• [What is expected]
Take the listing from its first line through the line that contains "(card4) [cardtext] at" and please retype those lines exactly, leaving out the pictures.
%%
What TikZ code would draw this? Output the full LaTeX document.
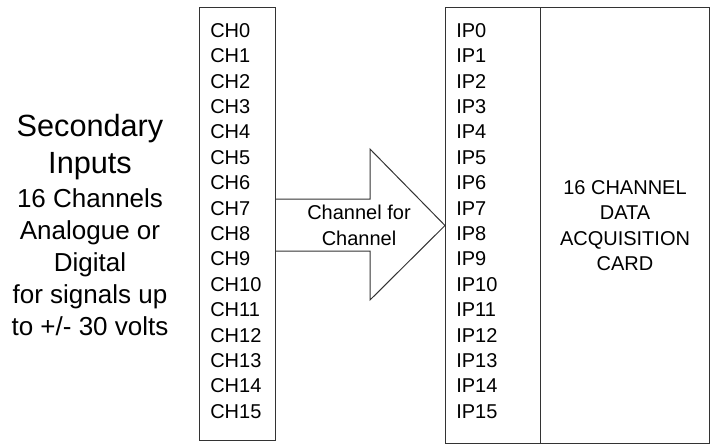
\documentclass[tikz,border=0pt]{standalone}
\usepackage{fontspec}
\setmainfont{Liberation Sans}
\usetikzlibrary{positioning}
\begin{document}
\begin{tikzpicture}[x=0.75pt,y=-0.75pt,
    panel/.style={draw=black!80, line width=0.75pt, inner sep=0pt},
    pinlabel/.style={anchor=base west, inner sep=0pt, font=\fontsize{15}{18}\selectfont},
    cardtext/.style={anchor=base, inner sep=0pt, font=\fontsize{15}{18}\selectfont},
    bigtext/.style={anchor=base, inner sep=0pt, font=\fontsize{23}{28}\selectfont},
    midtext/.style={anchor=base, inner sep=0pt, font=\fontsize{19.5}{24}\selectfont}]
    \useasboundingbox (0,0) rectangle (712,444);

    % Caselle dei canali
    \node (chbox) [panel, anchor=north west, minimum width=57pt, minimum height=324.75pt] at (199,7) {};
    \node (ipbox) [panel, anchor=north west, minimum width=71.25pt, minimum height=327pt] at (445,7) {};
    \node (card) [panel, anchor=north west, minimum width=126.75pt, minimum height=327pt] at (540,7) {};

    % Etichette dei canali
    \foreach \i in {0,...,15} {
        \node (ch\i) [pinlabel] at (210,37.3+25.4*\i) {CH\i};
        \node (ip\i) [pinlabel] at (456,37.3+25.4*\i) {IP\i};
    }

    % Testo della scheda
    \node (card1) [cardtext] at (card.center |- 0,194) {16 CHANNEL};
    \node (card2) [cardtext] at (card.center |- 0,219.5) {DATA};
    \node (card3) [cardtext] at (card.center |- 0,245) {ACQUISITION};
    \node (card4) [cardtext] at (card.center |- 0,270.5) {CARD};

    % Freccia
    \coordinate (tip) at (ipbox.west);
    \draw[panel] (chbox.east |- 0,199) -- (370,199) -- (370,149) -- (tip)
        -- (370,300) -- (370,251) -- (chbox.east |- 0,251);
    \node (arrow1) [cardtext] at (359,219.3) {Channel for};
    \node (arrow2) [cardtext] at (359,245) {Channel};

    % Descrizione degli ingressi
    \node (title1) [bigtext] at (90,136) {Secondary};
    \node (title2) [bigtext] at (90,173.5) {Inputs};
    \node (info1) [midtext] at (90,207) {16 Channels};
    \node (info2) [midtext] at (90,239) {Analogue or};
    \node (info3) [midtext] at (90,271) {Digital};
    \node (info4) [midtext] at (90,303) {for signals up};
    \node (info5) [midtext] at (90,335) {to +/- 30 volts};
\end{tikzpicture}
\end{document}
%%
• [Output below]
What TikZ code would draw this? Output the full LaTeX document.
\documentclass[tikz,border=0pt]{standalone}
\usepackage{fontspec}
\setmainfont{Liberation Sans}
\usetikzlibrary{positioning}
\begin{document}
\begin{tikzpicture}[x=0.75pt,y=-0.75pt,
    panel/.style={draw=black!80, line width=0.75pt, inner sep=0pt},
    pinlabel/.style={anchor=base west, inner sep=0pt, font=\fontsize{15}{18}\selectfont},
    cardtext/.style={anchor=base, inner sep=0pt, font=\fontsize{15}{18}\selectfont},
    bigtext/.style={anchor=base, inner sep=0pt, font=\fontsize{23}{28}\selectfont},
    midtext/.style={anchor=base, inner sep=0pt, font=\fontsize{19.5}{24}\selectfont}]
    \useasboundingbox (0,0) rectangle (712,444);

    % Caselle dei canali
    \node (chbox) [panel, anchor=north west, minimum width=57pt, minimum height=324.75pt] at (199,7) {};
    \node (ipbox) [panel, anchor=north west, minimum width=71.25pt, minimum height=327pt] at (445,7) {};
    \node (card) [panel, anchor=north west, minimum width=126.75pt, minimum height=327pt] at (540,7) {};

    % Etichette dei canali
    \foreach \i in {0,...,15} {
        \node (ch\i) [pinlabel] at (210,37.3+25.4*\i) {CH\i};
        \node (ip\i) [pinlabel] at (456,37.3+25.4*\i) {IP\i};
    }

    % Testo della scheda
    \node (card1) [cardtext] at (card.center |- 0,194) {16 CHANNEL};
    \node (card2) [cardtext] at (card.center |- 0,219.5) {DATA};
    \node (card3) [cardtext] at (card.center |- 0,245) {ACQUISITION};
    \node (card4) [cardtext] at (card.center |- 0,270.5) {CARD};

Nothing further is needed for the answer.